Thirty-seven per cent of respondents said that they were pleased with the living conditions in their city. Muscovites gave a positive assessment more often than others (57 per cent).

Seventy per cent of respondents think that the living conditions depend on the city's or village's leadership or local authorities; 20 per cent say that residents themselves have to do with this; 7 per cent say that the president, the governor or the head of the region has to deal with this issue, and 6 per cent say that it is the job of the housing and utilities authorities or a managing company.

The most worrying issue for Russians is the bad condition of roads (71 per cent) and poor street lighting (54 per cent). Respondents are also concerned by problems with the collection and removal of waste (34 per cent), air pollution and unsatisfactory environmental situation (33 per cent). In addition, 22 per cent complained about the bad condition of rainwater drainage systems and 20 per cent, about the absence of greenery.

The poll has shown that 61 per cent of Russians consider the amount of money they pay for the housing and utilities services too big. Less than one-third of respondents have estimated it as tolerable or acceptable.

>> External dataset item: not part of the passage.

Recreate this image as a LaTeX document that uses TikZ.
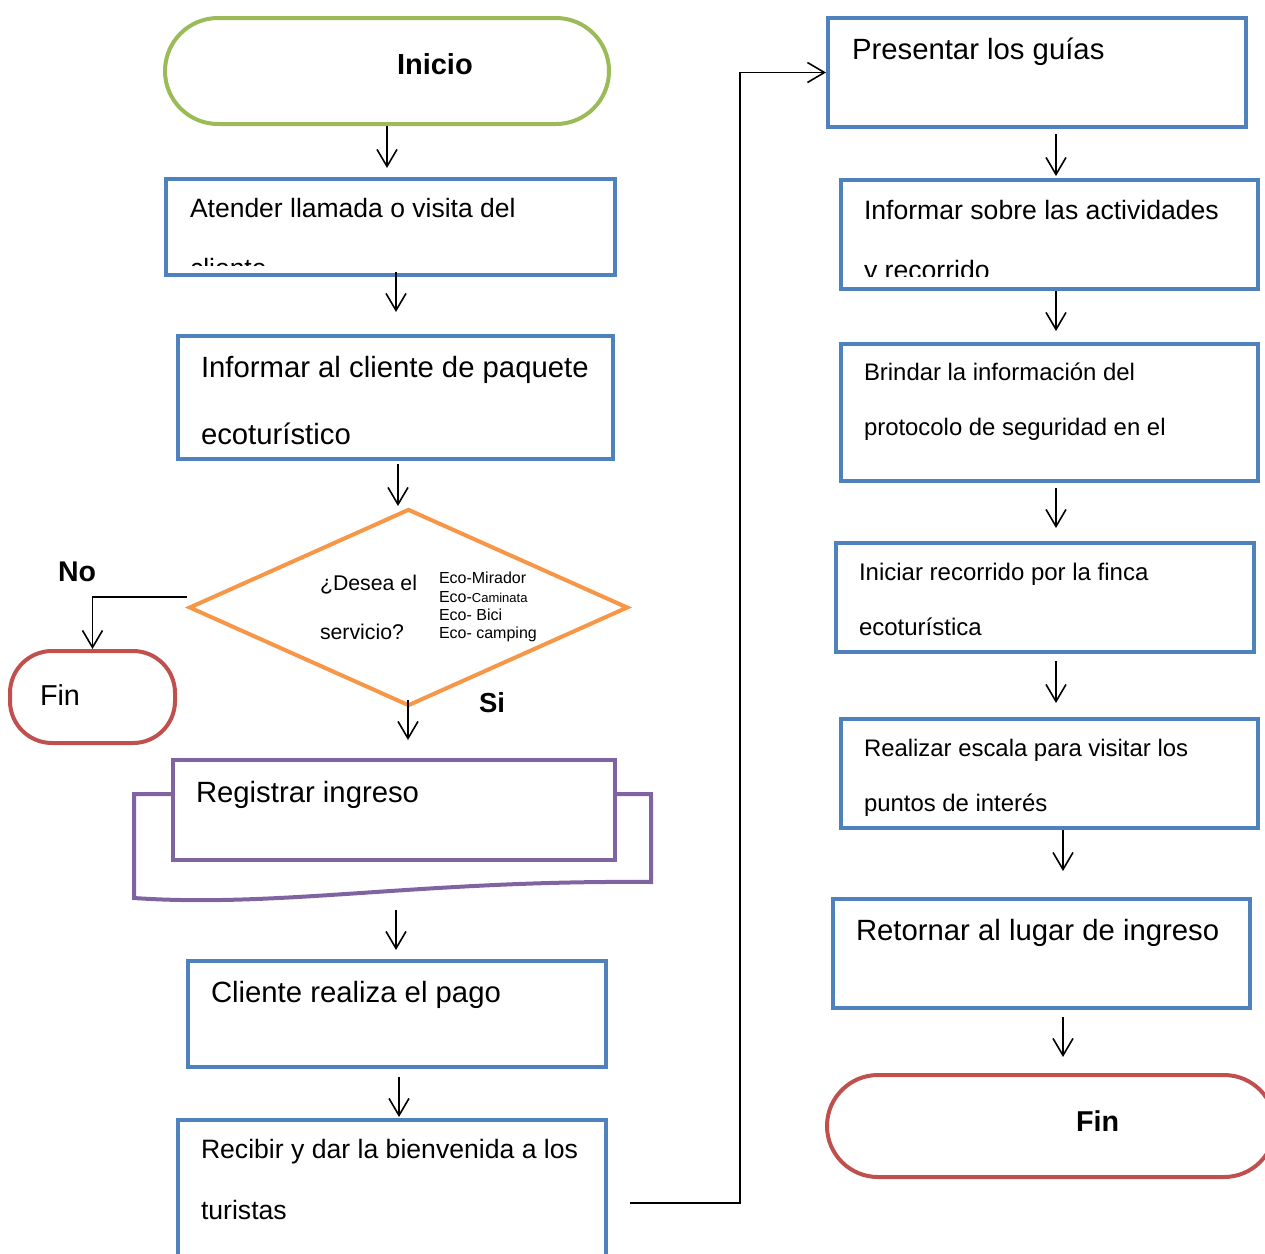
\documentclass[tikz,border=0pt]{standalone}
\usepackage{fontspec}
\setmainfont{Liberation Sans}
\usetikzlibrary{arrows.meta,shapes.geometric,calc}
\definecolor{cblue}{HTML}{4F81BD}
\definecolor{cgreen}{HTML}{9BBB59}
\definecolor{corange}{HTML}{F79646}
\definecolor{cred}{HTML}{C0504D}
\definecolor{cpurple}{HTML}{8064A2}
\newcommand\fsz[1]{\fontsize{#1pt}{#1pt}\selectfont}
\begin{document}
\begin{tikzpicture}[x=1pt,y=-1pt,
  box/.style={draw=cblue,line width=4pt,inner sep=0pt,rectangle},
  term/.style={line width=4pt,inner sep=0pt,rectangle},
  arr/.style={line width=1.6pt,-{Straight Barb[length=17pt,width=20pt]}},
  lbl/.style={anchor=base west,inner sep=0pt,outer sep=0pt}]
\useasboundingbox (0,0) rectangle (1265,1253);

% ---------- shapes, left column ----------
\node[term,draw=cgreen,rounded corners=53pt,minimum width=444pt,minimum height=106pt] (ini) at (387,71) {};
\node[box,minimum width=449pt,minimum height=96pt] (b1) at (390.5,227) {};
\node[box,minimum width=435pt,minimum height=123pt] (b2) at (395.5,397.5) {};
\node[diamond,draw=corange,line width=4pt,inner sep=0pt,minimum width=439pt,minimum height=197pt] (dia) at (408.5,607.5) {};
\node[term,draw=cred,rounded corners=42pt,minimum width=165pt,minimum height=92pt] (fin1) at (92.5,697) {};
\draw[cpurple,line width=4pt,fill=white] (134,794) -- (651,794) -- (651,882)
  .. controls (420,880) and (280,908) .. (134,898) -- cycle;
\node[rectangle,draw=cpurple,fill=white,line width=4pt,inner sep=0pt,minimum width=442pt,minimum height=100pt] (reg) at (394,810) {};
\node[box,minimum width=418pt,minimum height=106pt] (b3) at (397,1014) {};
\node[box,minimum width=428pt,minimum height=142pt] (b4) at (392,1191) {};

% ---------- shapes, right column ----------
\node[box,minimum width=418pt,minimum height=109pt] (r1) at (1037,72.5) {};
\node[box,minimum width=417pt,minimum height=109pt] (r2) at (1049.5,234.5) {};
\node[box,minimum width=417pt,minimum height=137pt] (r3) at (1049.5,412.5) {};
\node[box,minimum width=418pt,minimum height=109pt] (r4) at (1045,597.5) {};
\node[box,minimum width=417pt,minimum height=109pt] (r5) at (1049.5,773.5) {};
\node[box,minimum width=417pt,minimum height=109pt] (r6) at (1041.5,953.5) {};
\node[term,draw=cred,rounded corners=51pt,minimum width=448pt,minimum height=102pt] (fin2) at (1051,1126) {};

% ---------- texts ----------
\node[lbl] (tini) at (397,74) {\fsz{29}\bfseries Inicio};
\begin{scope}
  \clip (166,179) rectangle (615,265);
  \node[lbl] (t1a) at (190,217) {\fsz{26.5}Atender llamada o visita del};
  \node[lbl] (t1b) at (190,277) {\fsz{26.5}cliente};
\end{scope}
\node[lbl] (t2a) at (201,377.5) {\fsz{29.3}Informar al cliente de paquete};
\node[lbl] (t2b) at (201,444.5) {\fsz{29.3}ecoturístico};
\node[lbl] (td1) at (320,590) {\fsz{21.3}¿Desea el};
\node[lbl] (td2) at (320,639) {\fsz{21.3}servicio?};
\node[lbl] (te1) at (439,583) {\fsz{16}Eco-Mirador};
\node[lbl] (te2) at (439,602) {\fsz{16}Eco-{\fsz{13}Caminata}};
\node[lbl] (te3) at (439,620) {\fsz{16}Eco- Bici};
\node[lbl] (te4) at (439,638) {\fsz{16}Eco- camping};
\node[lbl] (tno) at (58,581) {\fsz{28.5}\bfseries No};
\node[lbl] (tsi) at (479,712) {\fsz{27.5}\bfseries Si};
\node[lbl] (tfin1) at (40,705) {\fsz{28.8}Fin};
\node[lbl] (treg) at (196,802) {\fsz{29.3}Registrar ingreso};
\node[lbl] (t3) at (211,1002.5) {\fsz{29.3}Cliente realiza el pago};
\node[lbl] (t4a) at (201,1158) {\fsz{26.6}Recibir y dar la bienvenida a los};
\node[lbl] (t4b) at (201,1219) {\fsz{26.6}turistas};
\node[lbl] (tr1) at (852,59.5) {\fsz{29.3}Presentar los guías};
\begin{scope}
  \clip (841,180) rectangle (1258,276);
  \node[lbl] (tr2a) at (864,219) {\fsz{26.6}Informar sobre las actividades};
  \node[lbl] (tr2b) at (864,279) {\fsz{26.6}y recorrido};
\end{scope}
\node[lbl] (tr3a) at (864,380) {\fsz{23.9}Brindar la información del};
\node[lbl] (tr3b) at (864,435) {\fsz{23.9}protocolo de seguridad en el};
\node[lbl] (tr4a) at (859,580) {\fsz{24}Iniciar recorrido por la finca};
\node[lbl] (tr4b) at (859,635) {\fsz{24}ecoturística};
\node[lbl] (tr5a) at (864,756) {\fsz{23.9}Realizar escala para visitar los};
\node[lbl] (tr5b) at (864,811) {\fsz{23.9}puntos de interés};
\node[lbl] (tr6) at (856,940.5) {\fsz{29.3}Retornar al lugar de ingreso};
\node[lbl] (tfin2) at (1076,1131) {\fsz{28.7}\bfseries Fin};

% ---------- connectors ----------
\draw[arr] ($(ini.south)+(0,0)$) -- ($(ini.south |- b1.north)+(0,-9)$);
\draw[arr] ($(b1.south)+(5.5,-5)$) -- ($(b1.south |- b2.north)+(5.5,-22)$);
\draw[arr] ($(b2.south)+(2.5,3)$) -- ($(b2.south |- dia.north)+(2.5,-1)$);
\draw[arr] ($(dia.west)+(0,-10.5)$) -| (fin1.north);
\draw[arr] ($(dia.south)+(-0.5,-8)$) -- ($(dia.south |- reg.north)+(-0.5,-18)$);
\draw[arr] ($(reg.south)+(2,48)$) -- ($(reg.south |- b3.north)+(2,-9)$);
\draw[arr] ($(b3.south)+(2,8)$) -- ($(b3.south |- b4.north)+(2,-1)$);
\draw[arr] ($(b4.east)+(22,12)$) -- ++(110,0) |- (r1.west);
\draw[arr] ($(r1.south)+(19,5)$) -- ($(r1.south |- r2.north)+(19,-2)$);
\draw[arr] ($(r2.south)+(6.5,0)$) -- ($(r2.south |- r3.north)+(6.5,-11)$);
\draw[arr] ($(r3.south)+(6.5,5)$) -- ($(r3.south |- r4.north)+(6.5,-13)$);
\draw[arr] ($(r4.south)+(11,7)$) -- ($(r4.south |- r5.north)+(11,-14)$);
\draw[arr] ($(r5.south)+(13.5,0)$) -- ($(r5.south |- r6.north)+(13.5,-26)$);
\draw[arr] ($(r6.south)+(21.5,7)$) -- ($(r6.south |- fin2.north)+(21.5,-16)$);
\end{tikzpicture}
\end{document}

Forty-seven per cent of Russians have estimated the quality of housing and utilities services in the place where they live as bad and 31 per cent, as good. From 47 to 50 per cent of Russians have complained of temporary interruptions in water and electricity supplies and 7-10 per cent, of regular interruptions.

According to the poll, 62 per cent of Russians live in flats, 34 per cent in private houses, 2 per cent in hostels and 1 per cent in shared flats.

Thirty-six per cent of Russians living in blocks of flats estimate the condition of their block of flats as satisfactory (the same number think that their apartment block needs extensive repairs); 21 per cent, as bad and only 7 per cent, as good.